The White House announced Oct. 30 that it was deploying several dozen troops to Syria as Secretary of State John Kerry met with Russian and Iranian officials in Vienna. The announcement was met with derision from hawkish Republicans for its relatively small scale while many Democrats warned of mission creep and demanded a vote on the matter.

"A more serious effort against ISIS [Islamic State] in Syria is long overdue. Absent a larger coherent strategy, however, these steps may prove to be too little too late," House Armed Services Chairman Mac Thornberry, R-Texas, said in a statement Oct. 30. "I do not see a strategy for success, rather it seems the Administration is trying to avoid a disaster while the President runs out the clock."

Thornberry has promised hearings on the issue, although none are scheduled for this coming week. The deployment is likely to be a topic of debate however, as the House and Senate rejigger the annual defense authorization bill, which President Barack Obama vetoed this past week.

It is also sure to come up as the House Foreign Affairs Committee probes "U.S. policy after Russia's escalation in Syria" on Nov. 4. The State Department's top officials for Europe and the Middle East — Victoria Nuland and Anne Patterson — have both been invited to testify on the issue.

The committee's panel on Europe meanwhile will hold a hearing that afternoon on the growing refugee crisis and its challenge to Europe. On Nov. 5, the full committee marks up legislation from Rep. Ted Poe, R-Texas, to revamp US foreign aid to require the State Department to better track the impact of its projects around the world.

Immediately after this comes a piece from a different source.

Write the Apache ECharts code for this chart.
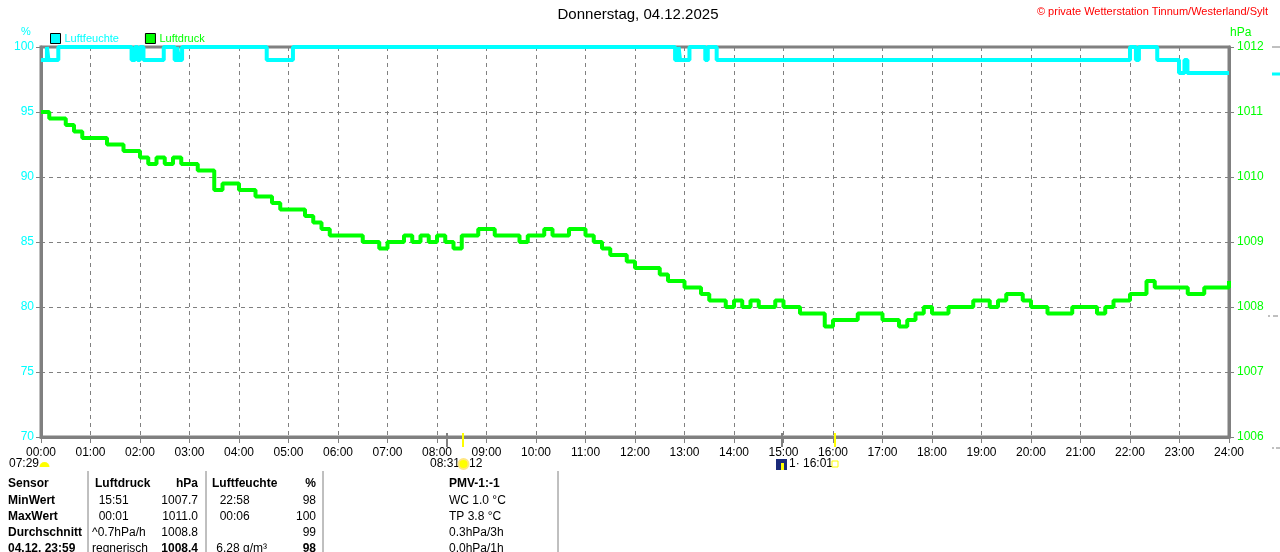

The Senate Foreign Relations panel meanwhile holds a hearing Nov. 4 on US policy in North Africa. The hearing is part of a series of such hearings by Chairman Bob Corker, R-Tenn., to suss out US strategy in the Middle East.

Elsewhere on Capitol Hill, the bicameral Tom Lantos Human Rights Commission on Nov. 3 will be the first to hear from recently released Egyptian-American prisoner Mohamed Soltan about the internal conditions under Egyptian President Abdel Fattah al-Sisi. Expect fireworks on Nov. 4 as well when presidential contender Ted Cruz, R-Texas, chairs a hearing of the Senate Judiciary Committee's federal courts oversight panel on "Justice Forsaken: How the Federal Government Fails the American Victims of Iranian and Palestinian Terrorism."

The House Homeland Security Committee on Nov. 4 holds a hearing on the US Customs and Border Protection’s Public Private Partnerships, an issue that greatly impacts commerce with the Middle East. That afternoon, the committee marks up legislation from Rep. Bill Keating, D-Mass., to "improve enforcement against trafficking in cultural property and prevent stolen or illicit cultural property from financing terrorist and criminal networks."

Finally, the full House votes Nov. 2 on a resolution denouncing Mahmoud Abbas and his Palestinian Authority for "incitement" against Israel. The resolution from Middle East and North Africa panel chairwoman Ileana Ros-Lehtinen, R-Fla., is expected to easily sail through.